Validation of mammalian cell surface display of SARS-CoV-2 spike protein using the SOLA Light Engine
The SARS-CoV-2 spike glycoprotein is the immunogen encoded by mRNA vaccines against COVID-19, and a target for neutralizing monoclonal antibody therapeutics. Recognizing the current need for high-throughput determination of expression levels, receptor binding, and antibody escape across hundreds of spike glycoprotein variants, a team of researchers from the University of Texas recently reported the development of Spike Display technology (1). Spike Display enables transgenic expression of spike glycoproteins on the surface of mammalian cells. Spikes are expressed with appended 3X FLAG tags and protease cleavage and affinity purification sites. As part of the platform validation, two-color immunofluorescence microscopy using a SOLA Light Engine to confirm cell membrane localization of SARS-CoV-2 spikes and binding of proteins ACE2, REGN10933 and 4A8 (Figure 1). ACE2 (angiotensin-converting enzyme 2) is a key intermediary in the viral infection process. REGN10933 (casirivimab) is one of the two components of Regeneron’s REGEN-COV neutralizing antibody cocktail. 4A8 is a neutralizing antibody (nAb) targeting the NTD (N-terminal domain) of the spike protein, as opposed to the receptor binding domain targeted by ACE2 and REGN10933. Using Spike Display, the team assayed ~200 SARS-CoV-2 spike variants for expression level, ACE2 binding, and recognition by neutralizing antibodies, demonstrating its potential for accelerating vaccine design and rapidly assessing the effects of mutations in emerging viral variants.

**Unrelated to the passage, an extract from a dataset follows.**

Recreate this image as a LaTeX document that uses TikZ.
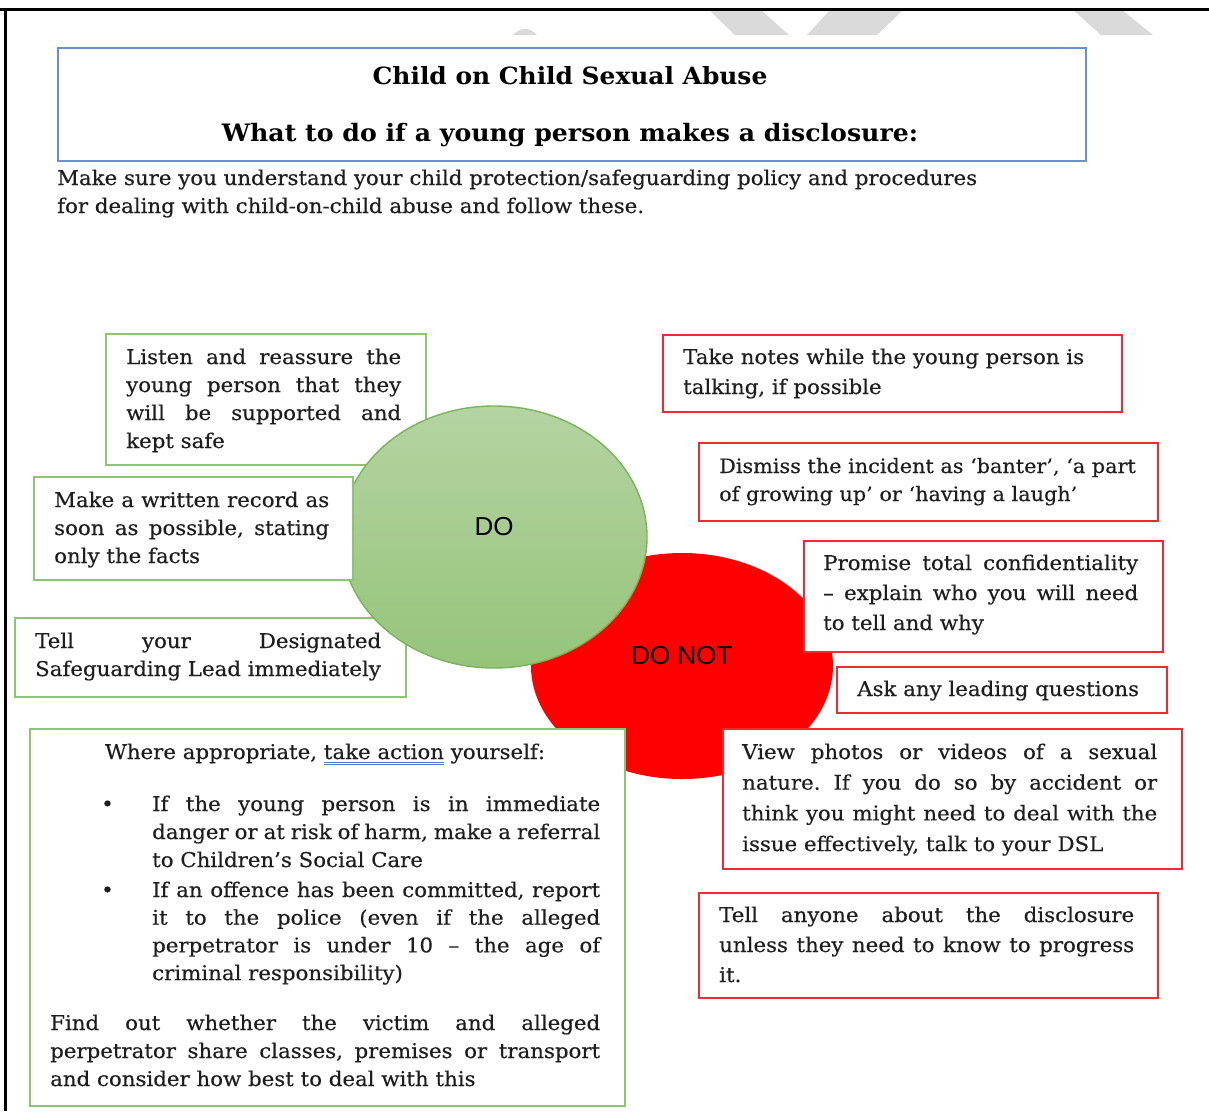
\documentclass[tikz,border=0pt]{standalone}
\usepackage{fontspec}
\setmainfont{DejaVu Serif}[FakeStretch=1.05, UprightFeatures={FakeBold=0.35}]
\newfontfamily\lsans{Liberation Sans}
\usetikzlibrary{shapes.geometric}
\definecolor{txtc}{RGB}{30,30,30}
\definecolor{gbord}{RGB}{140,198,112}
\definecolor{rbord}{RGB}{242,40,50}
\definecolor{tblue}{RGB}{104,142,214}
\definecolor{ulblue}{RGB}{80,120,210}
\definecolor{wmgrey}{RGB}{218,218,218}
\definecolor{dotop}{RGB}{180,212,162}
\definecolor{dobot}{RGB}{150,196,122}
\definecolor{doedge}{RGB}{120,180,92}
\newcommand{\jl}[1]{\makebox[\linewidth][s]{#1}}
\newcommand{\dul}[1]{\setbox0\hbox{#1}\rlap{\color{ulblue}\raisebox{-3.5pt}{\rule{\wd0}{0.9pt}}}\rlap{\color{ulblue}\raisebox{-5.8pt}{\rule{\wd0}{0.9pt}}}\box0\relax}
\newcommand{\bt}{\fontsize{20.3}{28}\selectfont\frenchspacing}
\tikzset{
  gbox/.style={draw=gbord, line width=1.6pt, rectangle, inner sep=0, anchor=north west, fill=white},
  rbox/.style={draw=rbord, line width=1.6pt, rectangle, inner sep=0, anchor=north west, fill=white},
  tbox/.style={draw=tblue, line width=1.6pt, rectangle, inner sep=0, anchor=north west},
  txt/.style={inner sep=0, anchor=base west, text=txtc},
  lbl/.style={inner sep=0, text=black, font=\lsans\fontsize{26}{30}\selectfont},
  wm/.style={fill=wmgrey, draw=none}
}
\begin{document}
\begin{tikzpicture}[x=1pt,y=-1pt]
\useasboundingbox (0,0) rectangle (1209,1111);
\fill[white] (0,0) rectangle (1209,1111);
% watermark fragments
\fill[wm] (513,35) .. controls (520,27) and (530,27) .. (537,35) -- cycle;
\fill[wm] (709,10) -- (761,10) -- (789,35) -- (735,35) -- cycle;
\fill[wm] (830,10) -- (903,10) -- (877,35) -- (807,35) -- cycle;
\fill[wm] (1073,10) -- (1122,10) -- (1153,35) -- (1101,35) -- cycle;
% page frame
\draw[line width=3pt, black] (0,9) -- (1209,9);
\draw[line width=3pt, black] (5,9) -- (5,1111);
% title
\node[tbox, minimum width=1028, minimum height=113] (title) at (57,47) {};
\node[inner sep=0, anchor=base, text=black, font=\bfseries\fontsize{23.7}{28}\selectfont] (t1) at (570,84) {Child on Child Sexual Abuse};
\node[inner sep=0, anchor=base, text=black, font=\bfseries\fontsize{24}{28}\selectfont] (t2) at (570,141) {What to do if a young person makes a disclosure:};
\node[txt] (intro) at (57,185) {\parbox[t]{960pt}{\bt Make sure you understand your child protection/safeguarding policy and procedures\\for dealing with child-on-child abuse and follow these.}};
% boxes under the DO circle
\node[gbox, minimum width=320, minimum height=131] (g1) at (105,333) {};
\node[txt] (g1t) at (126,364) {\parbox[t]{275pt}{\bt\jl{Listen and reassure the}\\\jl{young person that they}\\\jl{will be supported and}\\kept safe}};
\node[gbox, minimum width=391, minimum height=79] (g3) at (14,617) {};
\node[txt] (g3t) at (35,648) {\parbox[t]{346pt}{\bt\jl{Tell your Designated}\\Safeguarding Lead immediately}};
% circles
\fill[red] (682,666) ellipse [x radius=151pt, y radius=113pt];
\shade[top color=dotop, bottom color=dobot] (494,537) ellipse [x radius=153pt, y radius=131pt];
\draw[doedge, line width=1.4pt] (494,537) ellipse [x radius=153pt, y radius=131pt];
% boxes over the circles
\node[gbox, minimum width=319, minimum height=103] (g2) at (33,476) {};
\node[txt] (g2t) at (54,507) {\parbox[t]{275pt}{\bt\jl{Make a written record as}\\\jl{soon as possible, stating}\\only the facts}};
\node[gbox, minimum width=595, minimum height=377] (g4) at (29,728) {};
\node[inner sep=0, anchor=base, text=txtc, font=\bt] (g4h) at (325,759) {Where appropriate, \dul{take action} yourself:};
\node[txt, font=\bt] (b1) at (101,811) {•};
\node[txt] (b1t) at (152,811) {\parbox[t]{448pt}{\bt\jl{If the young person is in immediate}\\\jl{danger or at risk of harm, make a referral}\\to Children’s Social Care}};
\node[txt, font=\bt] (b2) at (101,897) {•};
\node[txt] (b2t) at (152,897) {\parbox[t]{448pt}{\fontsize{20.3}{27.7}\selectfont\frenchspacing\jl{If an offence has been committed, report}\\\jl{it to the police (even if the alleged}\\\jl{perpetrator is under 10 – the age of}\\criminal responsibility)}};
\node[txt] (g4f) at (50,1030) {\parbox[t]{550pt}{\bt\jl{Find out whether the victim and alleged}\\\jl{perpetrator share classes, premises or transport}\\and consider how best to deal with this}};
% red boxes
\node[rbox, minimum width=459, minimum height=77] (r1) at (662,334) {};
\node[txt] (r1t) at (683,364) {\parbox[t]{430pt}{\fontsize{20.3}{30}\selectfont Take notes while the young person is\\talking, if possible}};
\node[rbox, minimum width=459, minimum height=78] (r2) at (698,442) {};
\node[txt] (r2t) at (719,473) {\parbox[t]{430pt}{\fontsize{19.8}{28}\selectfont Dismiss the incident as ‘banter’, ‘a part\\of growing up’ or ‘having a laugh’}};
\node[rbox, minimum width=359, minimum height=111] (r3) at (803,540) {};
\node[txt] (r3t) at (823,570) {\parbox[t]{315pt}{\fontsize{20.3}{30}\selectfont\jl{Promise total confidentiality}\\\jl{– explain who you will need}\\to tell and why}};
\node[rbox, minimum width=330, minimum height=46] (r4) at (836,666) {};
\node[txt] (r4t) at (857,696) {\bt Ask any leading questions};
\node[rbox, minimum width=459, minimum height=140] (r5) at (722,728) {};
\node[txt] (r5t) at (742,759) {\parbox[t]{415pt}{\fontsize{20.3}{30.7}\selectfont\frenchspacing\jl{View photos or videos of a sexual}\\\jl{nature. If you do so by accident or}\\\jl{think you might need to deal with the}\\issue effectively, talk to your DSL}};
\node[rbox, minimum width=459, minimum height=105] (r6) at (698,892) {};
\node[txt] (r6t) at (719,922) {\parbox[t]{415pt}{\fontsize{20.3}{30}\selectfont\jl{Tell anyone about the disclosure}\\\jl{unless they need to know to progress}\\it.}};
% labels
\node[lbl] (do) at (494,527) {DO};
\node[lbl] (donot) at (682,656) {DO NOT};
\end{tikzpicture}
\end{document}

Figure 1. Immunofluorescence microscopy validation of SARS-CoV-2 spike glycoprotein localization on human embryonic kidney (HEK293T) cell surfaces. Images acquired using 60X magnification on a NikonTs2R-FL microscope with illumination from a SOLA Light Engine. Green fluorescence indicates expression level. Red fluorescence indicates binding of ACE2 and neutralizing antibodies REGN10933 and 4A8. Blue fluorescence indicates nuclear staining by Hoechst 33342. Reproduced from  under CC BY 4.0.